WM: Both Matt and Amber bring not just the humor but a real grounding in history and politics that the show wouldn’t work without.

FB: The show wouldn’t work without Will. He has an ability to create a skeleton for the show that’s loose enough that everyone can do their shit in, but it’s also defined enough that it’s not just an hour of pointlessness.

BJ: Will’s shit is very loose.

WM: No, that’s Virgil.

FB: I think what makes the show special to me is that everyone’s not confined to their role. Will will always have something that’ll be like what Matt and Amber do, where he’ll have this background knowledge, or Matt will have a really quick one-liner, Virgil will have a historical or very earnest thing, like on the post-election show.

WM: Or like, you will say something intelligent.

FB: I do it like I have sex — once every three months.

What about when y’all disagree?

FB: We disagree a lot, actually.

WM: We lost the half of the episode about Rogue One that was the worst thing we’ve ever recorded.

MC: We were arguing about whether Rogue One is about Al-Qaeda, and he disagreed — wrongly — but —

VT: Okay, okay —

WM: Let’s not get into this.

MC: Our best energy comes from building off one another. It’s sort of like political improv, you wanna do yes-and, you don’t wanna go no-but. I dunno, we’ve never really put all our cards on the table. I have no idea where specifically we disagree. We all have a broad consensus on where we want politics to go, on tactics —

WM: And more importantly, who we hate. That’s probably the most important thing. To quote Alexander Cockburn — is your hate pure? All six of us — our hate is pure, and that’s the most important thing.

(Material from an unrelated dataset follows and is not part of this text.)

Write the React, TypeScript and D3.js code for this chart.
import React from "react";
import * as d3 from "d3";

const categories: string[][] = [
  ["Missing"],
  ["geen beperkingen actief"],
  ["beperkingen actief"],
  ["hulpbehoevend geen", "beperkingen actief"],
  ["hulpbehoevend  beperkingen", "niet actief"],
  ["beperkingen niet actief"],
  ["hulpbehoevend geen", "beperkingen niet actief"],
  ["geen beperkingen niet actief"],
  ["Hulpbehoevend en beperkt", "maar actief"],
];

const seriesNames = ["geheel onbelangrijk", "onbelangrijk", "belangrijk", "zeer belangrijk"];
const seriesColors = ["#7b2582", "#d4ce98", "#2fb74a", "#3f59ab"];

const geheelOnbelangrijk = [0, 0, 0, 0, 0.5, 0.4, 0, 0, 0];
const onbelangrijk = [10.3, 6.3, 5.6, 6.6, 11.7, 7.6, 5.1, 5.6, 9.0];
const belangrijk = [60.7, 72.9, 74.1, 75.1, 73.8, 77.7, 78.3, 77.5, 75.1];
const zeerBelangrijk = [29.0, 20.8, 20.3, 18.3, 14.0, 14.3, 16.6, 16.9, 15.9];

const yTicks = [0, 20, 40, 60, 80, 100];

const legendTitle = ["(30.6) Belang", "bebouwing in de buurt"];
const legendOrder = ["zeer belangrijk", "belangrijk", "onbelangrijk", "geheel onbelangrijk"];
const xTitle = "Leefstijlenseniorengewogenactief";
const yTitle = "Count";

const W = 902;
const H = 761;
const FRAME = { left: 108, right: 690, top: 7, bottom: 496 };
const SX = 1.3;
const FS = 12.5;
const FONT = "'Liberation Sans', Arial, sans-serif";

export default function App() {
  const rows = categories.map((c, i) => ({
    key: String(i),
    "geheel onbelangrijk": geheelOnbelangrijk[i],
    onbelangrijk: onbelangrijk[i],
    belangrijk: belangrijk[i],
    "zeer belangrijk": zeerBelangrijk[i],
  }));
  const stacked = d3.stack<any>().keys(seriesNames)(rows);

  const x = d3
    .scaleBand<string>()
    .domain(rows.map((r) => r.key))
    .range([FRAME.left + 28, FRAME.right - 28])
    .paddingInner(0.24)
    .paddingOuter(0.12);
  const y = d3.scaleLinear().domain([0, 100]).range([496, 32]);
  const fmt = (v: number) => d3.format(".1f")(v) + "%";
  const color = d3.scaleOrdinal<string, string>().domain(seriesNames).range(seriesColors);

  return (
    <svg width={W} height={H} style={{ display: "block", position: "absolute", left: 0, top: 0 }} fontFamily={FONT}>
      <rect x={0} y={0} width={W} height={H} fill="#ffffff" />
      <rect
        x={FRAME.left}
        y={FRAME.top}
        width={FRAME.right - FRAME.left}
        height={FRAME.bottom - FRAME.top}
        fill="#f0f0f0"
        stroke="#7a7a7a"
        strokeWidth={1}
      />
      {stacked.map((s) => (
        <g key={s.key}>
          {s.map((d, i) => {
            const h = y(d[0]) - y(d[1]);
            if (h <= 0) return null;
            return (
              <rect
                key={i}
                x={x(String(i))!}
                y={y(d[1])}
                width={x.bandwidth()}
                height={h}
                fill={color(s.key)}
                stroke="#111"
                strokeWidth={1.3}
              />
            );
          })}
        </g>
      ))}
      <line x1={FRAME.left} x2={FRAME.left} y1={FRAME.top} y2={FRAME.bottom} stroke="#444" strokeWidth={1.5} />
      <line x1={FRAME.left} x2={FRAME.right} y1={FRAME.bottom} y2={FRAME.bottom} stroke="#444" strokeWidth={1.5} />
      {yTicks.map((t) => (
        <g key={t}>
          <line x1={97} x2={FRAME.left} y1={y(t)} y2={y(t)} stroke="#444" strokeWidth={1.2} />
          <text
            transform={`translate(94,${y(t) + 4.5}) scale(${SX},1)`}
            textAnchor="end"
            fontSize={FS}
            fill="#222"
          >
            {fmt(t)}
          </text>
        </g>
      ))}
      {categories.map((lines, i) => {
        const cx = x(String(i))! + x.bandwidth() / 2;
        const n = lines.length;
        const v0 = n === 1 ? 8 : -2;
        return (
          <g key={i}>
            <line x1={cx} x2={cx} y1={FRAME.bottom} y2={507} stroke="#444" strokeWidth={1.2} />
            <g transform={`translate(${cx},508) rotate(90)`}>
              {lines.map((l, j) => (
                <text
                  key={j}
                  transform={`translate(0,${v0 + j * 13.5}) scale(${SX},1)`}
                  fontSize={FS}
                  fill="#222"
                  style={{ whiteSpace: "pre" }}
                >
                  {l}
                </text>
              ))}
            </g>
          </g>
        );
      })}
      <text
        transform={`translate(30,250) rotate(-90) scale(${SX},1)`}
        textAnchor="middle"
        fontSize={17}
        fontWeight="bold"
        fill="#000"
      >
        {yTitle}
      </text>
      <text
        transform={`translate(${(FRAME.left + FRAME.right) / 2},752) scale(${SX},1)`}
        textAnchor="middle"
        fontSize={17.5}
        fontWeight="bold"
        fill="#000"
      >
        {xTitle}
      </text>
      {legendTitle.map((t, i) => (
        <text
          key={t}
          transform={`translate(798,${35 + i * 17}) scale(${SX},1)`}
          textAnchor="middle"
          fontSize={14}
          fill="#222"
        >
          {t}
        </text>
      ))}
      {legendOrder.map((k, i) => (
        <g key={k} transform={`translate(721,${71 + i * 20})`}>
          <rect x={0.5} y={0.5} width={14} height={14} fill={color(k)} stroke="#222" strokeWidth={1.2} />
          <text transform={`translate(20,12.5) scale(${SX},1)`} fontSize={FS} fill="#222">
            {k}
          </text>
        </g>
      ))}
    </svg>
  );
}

Last semester, even on a campus as capitalist as Harvard, there was broad student support for the dining hall workers’ strike. What would you say to young people who understand that there’s something fundamentally wrong in American society but are still on the fence about socialism as a solution?

MC: Google Karl Marx.

VT: I would say examine your premises, and what you’ve been raised to believe. I would surmise that everyone on this show went through a similar phase. None of us was a red-diaper baby. We had to figure these things out for ourselves with very little guidance.

BJ: I know I’ve said I was pessimistic before, but seeing that, thinking of the kids at Harvard sympathizing with the strikers — those are the moments you wait for.

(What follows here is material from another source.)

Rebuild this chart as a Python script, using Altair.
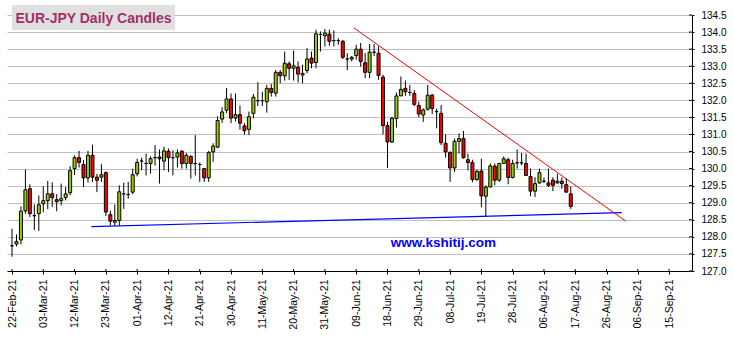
import altair as alt
import pandas as pd

# ---- data ----
opens = [127.74, 127.79, 127.91, 128.76, 129.41, 128.62, 128.68, 128.97, 129.06, 129.26,
         129.09, 129.06, 129.15, 129.29, 130.00, 130.32, 130.12, 129.73, 130.39, 129.75,
         129.75, 129.88, 128.65, 128.43, 128.48, 129.26, 129.24, 129.31, 129.85, 130.22,
         130.15, 130.15, 130.32, 130.34, 130.22, 130.51, 130.32, 130.34, 130.51, 130.15,
         130.36, 130.15, 130.12, 130.00, 129.73, 130.49, 130.63, 131.45, 131.71, 132.04,
         131.48, 131.58, 131.25, 131.15, 131.62, 131.99, 131.99, 131.96, 132.35, 132.21,
         132.82, 132.72, 133.07, 132.94, 132.97, 132.74, 132.87, 133.24, 133.11, 133.93,
         133.89, 133.94, 133.75, 133.75, 133.73, 133.21, 133.21, 133.31, 133.50, 133.10,
         132.82, 133.41, 133.38, 132.68, 131.26, 130.78, 131.47, 132.13, 132.35, 132.23,
         132.20, 131.85, 131.57, 131.74, 132.15, 131.67, 131.62, 130.74, 130.47, 130.02,
         130.80, 130.88, 130.26, 130.18, 129.68, 129.93, 129.19, 129.46, 130.07, 129.66,
         130.15, 130.26, 129.74, 130.17, 130.17, 130.15, 129.77, 129.34, 129.58, 129.63,
         129.58, 129.66, 129.58, 129.63, 129.53, 129.26]
highs = [128.24, 128.07, 128.89, 129.97, 129.54, 128.95, 129.21, 129.48, 129.64, 129.60,
         129.25, 129.56, 129.46, 130.07, 130.39, 130.52, 130.25, 130.52, 130.70, 129.85,
         130.13, 129.92, 128.77, 128.95, 129.51, 129.59, 129.61, 130.00, 130.29, 130.32,
         130.44, 130.36, 130.69, 130.56, 130.64, 130.59, 130.54, 130.56, 130.54, 130.46,
         130.39, 130.98, 130.18, 130.00, 130.52, 130.74, 131.53, 131.80, 132.36, 132.20,
         132.20, 131.85, 131.33, 131.67, 132.19, 132.53, 132.25, 132.45, 132.48, 132.89,
         132.89, 133.43, 133.14, 133.46, 133.14, 133.04, 133.53, 133.43, 134.07, 134.02,
         134.09, 134.07, 134.05, 133.82, 133.77, 133.38, 133.30, 133.63, 133.68, 133.38,
         133.65, 133.65, 133.58, 132.75, 131.37, 131.52, 132.23, 132.70, 132.58, 132.45,
         132.30, 131.96, 131.76, 132.45, 132.19, 131.76, 131.86, 131.00, 130.51, 130.88,
         131.03, 131.10, 130.44, 130.26, 129.97, 130.29, 129.51, 130.15, 130.15, 130.17,
         130.36, 130.32, 130.26, 130.56, 130.46, 130.44, 130.00, 129.75, 130.00, 129.74,
         130.00, 129.75, 129.85, 129.74, 129.71, 129.48]
lows = [127.42, 127.72, 127.78, 128.68, 128.58, 128.20, 128.17, 128.72, 128.81, 128.88,
        128.75, 128.92, 129.07, 129.22, 129.81, 130.03, 129.46, 129.59, 129.61, 129.31,
        129.61, 128.61, 128.33, 128.33, 128.33, 128.82, 129.12, 129.25, 129.77, 129.95,
        129.80, 129.85, 130.09, 129.56, 129.95, 129.90, 129.80, 130.03, 130.00, 130.00,
        129.71, 129.80, 129.61, 129.61, 129.61, 130.20, 130.60, 131.34, 131.63, 131.33,
        131.38, 131.14, 130.99, 130.98, 131.47, 131.83, 131.83, 131.64, 132.11, 132.11,
        132.50, 132.58, 132.60, 132.58, 132.52, 132.50, 132.79, 132.94, 132.94, 133.43,
        133.58, 133.60, 133.58, 133.63, 133.21, 132.89, 133.14, 133.19, 132.99, 132.65,
        132.65, 133.30, 132.60, 131.00, 130.02, 130.75, 131.20, 132.13, 132.13, 132.13,
        131.83, 131.50, 131.37, 131.70, 131.60, 131.18, 130.69, 130.32, 129.61, 129.90,
        130.44, 130.29, 129.95, 129.60, 129.64, 128.87, 128.60, 129.46, 129.51, 129.61,
        130.15, 129.54, 129.71, 130.00, 130.10, 129.80, 129.19, 129.17, 129.56, 129.58,
        129.46, 129.34, 129.56, 129.41, 129.31, 128.82]
closes = [127.74, 127.86, 128.75, 129.38, 128.68, 128.62, 128.94, 129.06, 129.26, 129.15,
          129.03, 129.12, 129.26, 129.94, 130.32, 130.18, 129.73, 130.39, 129.75, 129.66,
          129.82, 128.73, 128.46, 128.48, 129.32, 129.26, 129.24, 129.82, 130.18, 130.22,
          130.15, 130.29, 130.32, 130.29, 130.52, 130.32, 130.32, 130.46, 130.15, 130.39,
          130.15, 130.15, 130.12, 129.73, 130.47, 130.66, 131.41, 131.66, 132.04, 131.48,
          131.58, 131.33, 131.11, 131.52, 132.09, 131.99, 131.99, 132.35, 132.23, 132.82,
          132.72, 133.09, 132.94, 133.01, 132.77, 132.79, 133.21, 133.09, 133.95, 133.93,
          133.97, 133.73, 133.75, 133.75, 133.26, 133.21, 133.26, 133.50, 133.14, 132.82,
          133.41, 133.41, 132.73, 131.26, 130.78, 131.47, 132.13, 132.32, 132.25, 132.23,
          131.88, 131.60, 131.72, 132.15, 131.76, 131.67, 130.76, 130.49, 130.02, 130.80,
          130.88, 130.32, 130.18, 129.68, 129.92, 129.20, 129.46, 130.08, 129.66, 130.15,
          130.29, 129.74, 130.15, 130.17, 130.17, 129.80, 129.34, 129.56, 129.88, 129.63,
          129.51, 129.51, 129.63, 129.56, 129.31, 128.89]

date_labels = ["22-Feb-21", "03-Mar-21", "12-Mar-21", "23-Mar-21", "01-Apr-21", "12-Apr-21",
               "21-Apr-21", "30-Apr-21", "11-May-21", "20-May-21", "31-May-21", "09-Jun-21",
               "18-Jun-21", "29-Jun-21", "08-Jul-21", "19-Jul-21", "28-Jul-21", "06-Aug-21",
               "17-Aug-21", "26-Aug-21", "06-Sep-21", "15-Sep-21"]
label_days = [7 * k for k in range(len(date_labels))]
price_ticks = [127.0 + 0.5 * k for k in range(16)]

support_x = [17.75, 136.4]
support_y = [128.30, 128.71]
resist_x = [76.5, 137.3]
resist_y = [134.12, 128.46]

title_text = "EUR-JPY Daily Candles"
watermark_text = "www.kshitij.com"
watermark_x = [96.5]
watermark_y = [127.82]

# ---- build ----
W, H = 685, 256
df = pd.DataFrame({"day": list(range(len(opens))), "open": opens, "high": highs,
                   "low": lows, "close": closes})
df["col"] = ["#99cc00" if c >= o else "#ff0000" for o, c in zip(opens, closes)]

xscale = alt.Scale(domain=[0, 151], nice=False, zero=False)
yscale = alt.Scale(domain=[127, 134.5], nice=False, zero=False)

label_array = "[" + ",".join('"%s"' % s for s in date_labels) + "]"
x_axis = alt.Axis(values=label_days, labelExpr=label_array + "[round(datum.value/7)]",
                  grid=False, labelAngle=270, tickSize=3, labelPadding=5,
                  labelFontSize=10.5, labelColor="black", labelFont="Liberation Sans",
                  domainColor="black", tickColor="black", labelFlush=False,
                  labelOverlap=False, title="")
y_axis = alt.Axis(orient="right", values=price_ticks, format=".1f", grid=True,
                  gridColor="#c0c0c0", gridWidth=1, tickSize=2, tickColor="black",
                  domainColor="black", labelPadding=7, labelFontSize=10,
                  labelColor="black", labelFont="Liberation Sans", labelFlush=False,
                  labelOverlap=False, title="")


def X(f):
    return alt.X(f, scale=xscale, axis=x_axis, title="")


def Y(f):
    return alt.Y(f, scale=yscale, axis=y_axis, title="")


wicks = alt.Chart(df).mark_rule(color="black", strokeWidth=1).encode(
    x=X("day:Q"), y=Y("low:Q"), y2="high:Q")
bodies = alt.Chart(df).mark_bar(size=3, stroke="black", strokeWidth=1).encode(
    x=X("day:Q"), y=Y("open:Q"), y2="close:Q", fill=alt.Fill("col:N", scale=None))

sup = alt.Chart(pd.DataFrame({"d": support_x, "p": support_y})).mark_line(
    color="#0000ff", strokeWidth=1.1).encode(x=X("d:Q"), y=Y("p:Q"))
res = alt.Chart(pd.DataFrame({"d": resist_x, "p": resist_y})).mark_line(
    color="#ff0000", strokeWidth=1).encode(x=X("d:Q"), y=Y("p:Q"))

ytick_in = alt.Chart(pd.DataFrame({"p": price_ticks})).mark_rule(
    color="black", strokeWidth=1).encode(y=Y("p:Q"), x=alt.value(W - 3), x2=alt.value(W))
xtick_in = alt.Chart(pd.DataFrame({"d": label_days})).mark_rule(
    color="black", strokeWidth=1).encode(x=X("d:Q"), y=alt.value(H - 2), y2=alt.value(H))

wm = alt.Chart(pd.DataFrame({"d": watermark_x, "p": watermark_y, "t": [watermark_text]})).mark_text(
    font="Liberation Sans", fontWeight="bold", fontSize=13.5, color="#0000ff",
    align="center", baseline="middle").encode(x=X("d:Q"), y=Y("p:Q"), text="t:N")

tbox = alt.Chart(pd.DataFrame({"t": [title_text]})).mark_rect(color="#e0e0e0").encode(
    x=alt.value(5), x2=alt.value(168), y=alt.value(-10), y2=alt.value(15))
ttext = alt.Chart(pd.DataFrame({"t": [title_text]})).mark_text(
    font="Liberation Sans", fontWeight="bold", fontSize=14, color="#a0306a",
    align="center", baseline="alphabetic").encode(
    x=alt.value(86.5), y=alt.value(7.7), text="t:N")

chart = alt.layer(sup, res, wicks, bodies, ytick_in, xtick_in, wm, tbox, ttext).properties(
    width=W, height=H,
    autosize=alt.AutoSizeParams(type="none"),
    padding={"left": 7, "top": 15, "right": 41, "bottom": 66},
    background="white",
).configure_view(strokeWidth=0)

chart.save("out.html", embed_options={"renderer": "svg", "actions": False})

MC: I think that the emotion that’s brought up by something like a strike is the native solidarity we all feel towards one another that gets mystified by these institutions and ideologies. I think, just, follow that — follow the train of solidarity and the native sense — you can hear if you listen to it — that everybody is basically the same, and everyone has similar aspirations. That will lead you to the conclusion that society needs to be organized in such a way as to allow that.

Assuming we’re all a sufficient distance from the blast radius, what’s next for Chapo?

WM: More money, more problems.

FB: I’ll be warlord of District Great North, the Great Lakes area, Matt will be the warlord of the rest of the Midwest. Will, the Northeast, Brendan, the southeastern seaboard, Virgil will get Florida and all other areas.

VT: Aw, come on.

WM: Amber would get the west coast. She doesn’t like it, but that’d be good. She’d be a good dictator for it. She could crack down on San Francisco the way she’s always wanted.

BJ: We have some irons in the fire.

WM: We have several projects outside of the podcast that we’re currently working on.

MC: We’re finally gonna launch a website, which is gonna be a hub for finding the pod, and other things we might wanna do. Merch, but also, videos, written stuff.

WM: A camboy network.

BJ: Self-help videos.

MC: And of course our line of liver-guard, child-guard, survival seeds —

FB: Nootropics.

MC: Colloidal silver.

BJ: Weed.

WM: Cocaine. Heroin. We’re branching out.

Becoming an actual trap house.

FB: We have all of the seed money to buy our first 30 bricks.